Kamhar mengatakan, pidato politik AHY yang mengangkat tema ‘Kesejahteraan untuk Semua’ merupakan respons politik Demokrat atas dinamika politik kekinian, manakala pilpres dan pileg dilaksanakan secara serentak, maka perhatian publik tersita sepenuhnya pada pilpres saja.
Ia juga menekankan, wacana pileg cenderung menjadi terpinggirkan termasuk diskursus publik terkait platform perjuangan partai politik peserta pemilu.
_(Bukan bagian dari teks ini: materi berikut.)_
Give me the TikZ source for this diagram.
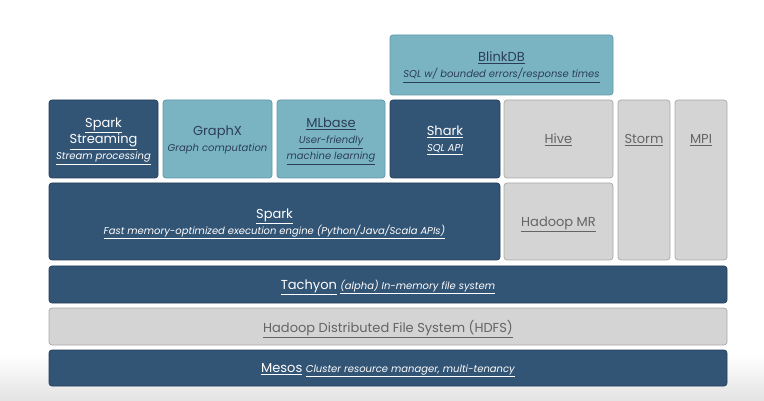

Oleh karena itu, kata dia, AHY mengeluarkan pernyataan soal pileg dan pilpres.
“Rakyat mesti mendapatkan edukasi politik bahwa pileg sama pentingnya dengan pilpres, termasuk pentingnya mencermati platform perjuangan dan track record setiap partai politik peserta pemilu agar tak terdistorsi oleh pilpres,” kata Kamhar.
Kamhar memastikan, Partai Demokrat tetap konsisten dengan platform perjuangan perubahan dan perbaikan dalam bingkai kesinambungan. Ini tak bergeser se-milimeter pun, kata dia.
Menurut Kamhar, sejak awal Demokrat menegaskan mengapresiasi capaian-capaian pemerintahan terdahulu mulai dari Presiden Sukarno, Soeharto, Habibie, Gus Dur, Megawati, SBY hingga Jokowi. Ia menjamin program yang sudah baik dilanjutkan dan ditingkatkan, yang belum baik diperbaiki, yang tidak tepat dihentikan atau digantikan.
“Jadi platform perjuangan perubahan dan perbaikan yang dipresentasikan Partai Demokrat memiliki basis empiris dalam ruang dan waktu, selaras dengan rekam jejak Partai Demokrat. Partai pro rakyat, yang selalu menjadikan kepentingan rakyat bangsa sendiri sebagai yang utama dan diutamakan,” kata Kamhar.